Now by the year 1773 when England repealed many of the taxes levied against the new colonies except tea, The Sons of Liberty had had enough. The group dressed themselves as Native American Indians and headed to the harbor of Boston. Here, on the night of December 16, 1773 the group did not block two large ships that pulled into port.
As quietly as possible the costumed men boarded the two ships and removed 342 chests of tea and then proceeded to dump it all into the Boston Harbor. We all know this famous piece of history as the Boston Tea Party. Once this transpired, Great Britain fought back by having Parliament institute an act called The Intolerable Acts. This “argument” over tea and taxes helped to pave the way for the Revolutionary War!
Throughout the late 1800’s and the early 1900’s ships were being built bigger and thus were able to carry more and more tea. This only further increased the value for tea. Through the late 1860’s tea became the most important import of all!

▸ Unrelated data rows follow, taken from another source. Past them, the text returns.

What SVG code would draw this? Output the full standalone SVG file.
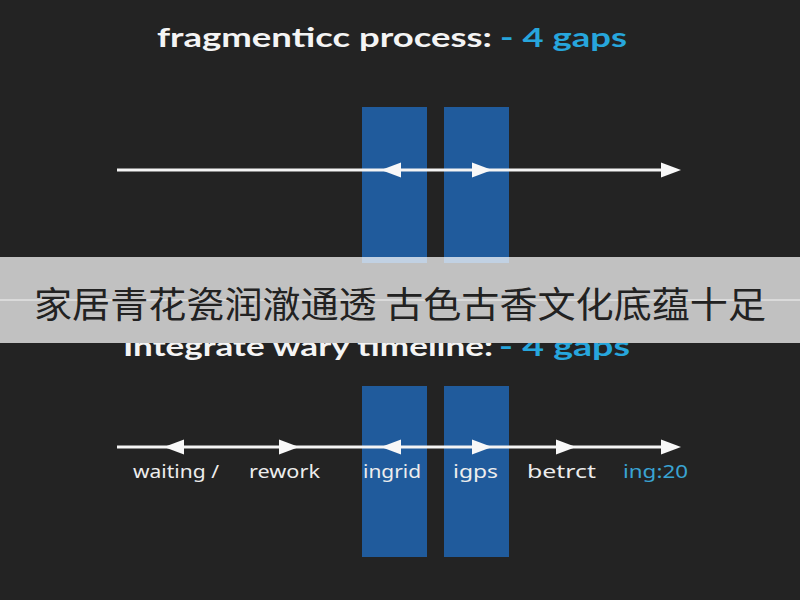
<svg xmlns="http://www.w3.org/2000/svg" xmlns:xlink="http://www.w3.org/1999/xlink" width="800" height="600" viewBox="0 0 800 600">
  <style>
    .bg { fill: #232323; }
    .bar { fill: #205b9c; }
    .title { font-family: "Lato", "Noto Sans", "Liberation Sans", sans-serif; font-weight: 700; font-size: 27px; }
    .w { fill: #f4f4f4; }
    .b { fill: #27a6dc; }
    .lbl { font-family: "Noto Sans", "Liberation Sans", sans-serif; font-size: 18px; fill: #ededed; }
    .line { stroke: #f4f4f4; stroke-width: 3; fill: none; }
    .ah { fill: #f8f8f8; }
    .cjk { font-family: "Noto Sans CJK SC", "Noto Sans", sans-serif; font-size: 36px; fill: #222222; }
  </style>
  <defs>
    <polygon id="ahR" points="0,0 -20,-7.5 -20,7.5"/>
    <polygon id="ahL" points="0,0 20,-7.5 20,7.5"/>
  </defs>

  <rect class="bg" x="0" y="0" width="800" height="600"/>

  <!-- Top section -->
  <g id="title-top">
    <text class="title w" x="157" y="47" textLength="335" lengthAdjust="spacingAndGlyphs">fragmenticc process:</text>
    <text class="title b" x="500" y="47" textLength="127" lengthAdjust="spacingAndGlyphs">- 4 gaps</text>
  </g>
  <g id="top-gap-1"><rect class="bar" x="362" y="107" width="65" height="156"/></g>
  <g id="top-gap-2"><rect class="bar" x="444" y="107" width="65" height="156"/></g>

  <!-- Bottom section -->
  <g id="title-bottom">
    <text class="title w" x="123" y="356" textLength="370" lengthAdjust="spacingAndGlyphs">Integrate wary timeline:</text>
    <text class="title b" x="499" y="356" textLength="131" lengthAdjust="spacingAndGlyphs">- 4 gaps</text>
  </g>
  <g id="bottom-gap-1"><rect class="bar" x="362" y="386" width="65" height="171"/></g>
  <g id="bottom-gap-2"><rect class="bar" x="444" y="386" width="65" height="171"/></g>

  <g id="connectors">
    <line class="line" x1="117" y1="170" x2="670" y2="170"/>
    <use xlink:href="#ahL" class="ah" x="381" y="170"/>
    <use xlink:href="#ahR" class="ah" x="492" y="170"/>
    <use xlink:href="#ahR" class="ah" x="681" y="170"/>

    <line class="line" x1="117" y1="447" x2="670" y2="447"/>
    <use xlink:href="#ahL" class="ah" x="164" y="447"/>
    <use xlink:href="#ahR" class="ah" x="299" y="447"/>
    <use xlink:href="#ahL" class="ah" x="381" y="447"/>
    <use xlink:href="#ahR" class="ah" x="492" y="447"/>
    <use xlink:href="#ahR" class="ah" x="576" y="447"/>
    <use xlink:href="#ahR" class="ah" x="681" y="447"/>
  </g>

  <g id="labels">
    <text class="lbl" x="133" y="478" textLength="86" lengthAdjust="spacingAndGlyphs">waiting /</text>
    <text class="lbl" x="249" y="478" textLength="71" lengthAdjust="spacingAndGlyphs">rework</text>
    <text class="lbl" x="363" y="478" textLength="58" lengthAdjust="spacingAndGlyphs">ingrid</text>
    <text class="lbl" x="453" y="478" textLength="45" lengthAdjust="spacingAndGlyphs">igps</text>
    <text class="lbl" x="527" y="478" textLength="69" lengthAdjust="spacingAndGlyphs">betrct</text>
    <text class="lbl" x="623" y="478" textLength="65" lengthAdjust="spacingAndGlyphs" style="fill:#3aa3d2">ing:20</text>
  </g>

  <!-- Caption banner -->
  <g id="banner">
    <rect x="0" y="257" width="800" height="7" fill="#ffffff" fill-opacity="0.72"/>
    <rect x="0" y="264" width="800" height="79" fill="#c1c1c1"/>
    <line x1="0" y1="300" x2="800" y2="300" stroke="#dadada" stroke-width="2"/>
    <text class="cjk" x="400" y="318" text-anchor="middle" textLength="732" lengthAdjust="spacingAndGlyphs">家居青花瓷润澈通透 古色古香文化底蕴十足</text>
  </g>
</svg>
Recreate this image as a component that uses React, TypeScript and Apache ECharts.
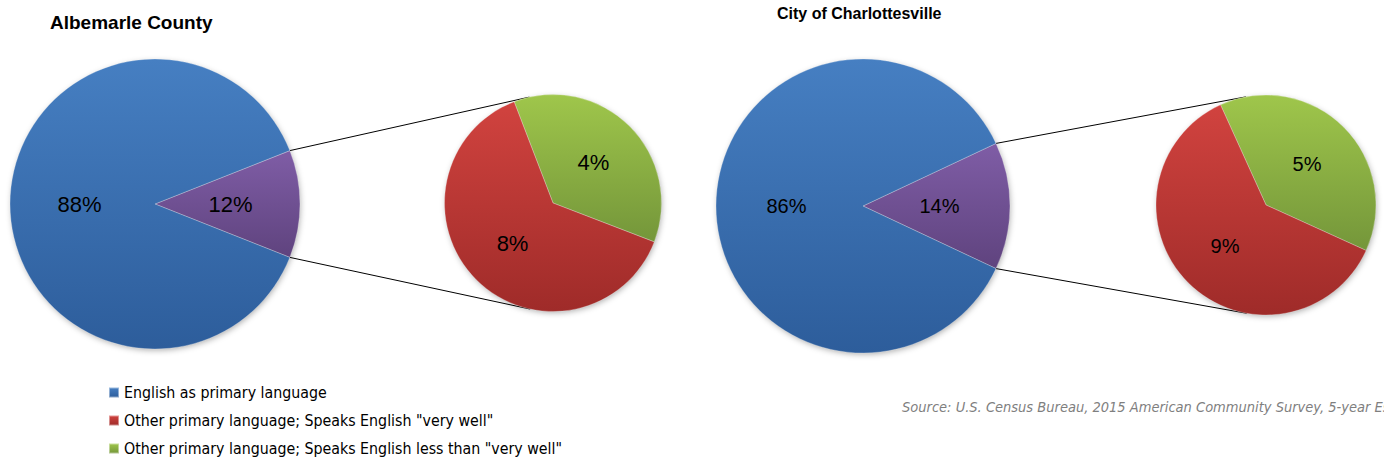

In fact, tea consumption grew to be nearly three quarters of all trade with China by the very early 19th century. Tea trade with China was most definitely a sign of national and of personal private wealth. When the colonist Americas embarked on civil war, it was only then that trading for tea started to wane. Also coffee began to appear at this time.
While tea trading began to spread to other countries such as Africa, India (Assam), and Japan for example, Freedom began to spread as well.
While we don’t use tea as a currency, one can still obtain tea in a tea brick available for purchase today.
Tea is an interesting and useful plant with a rich history behind it!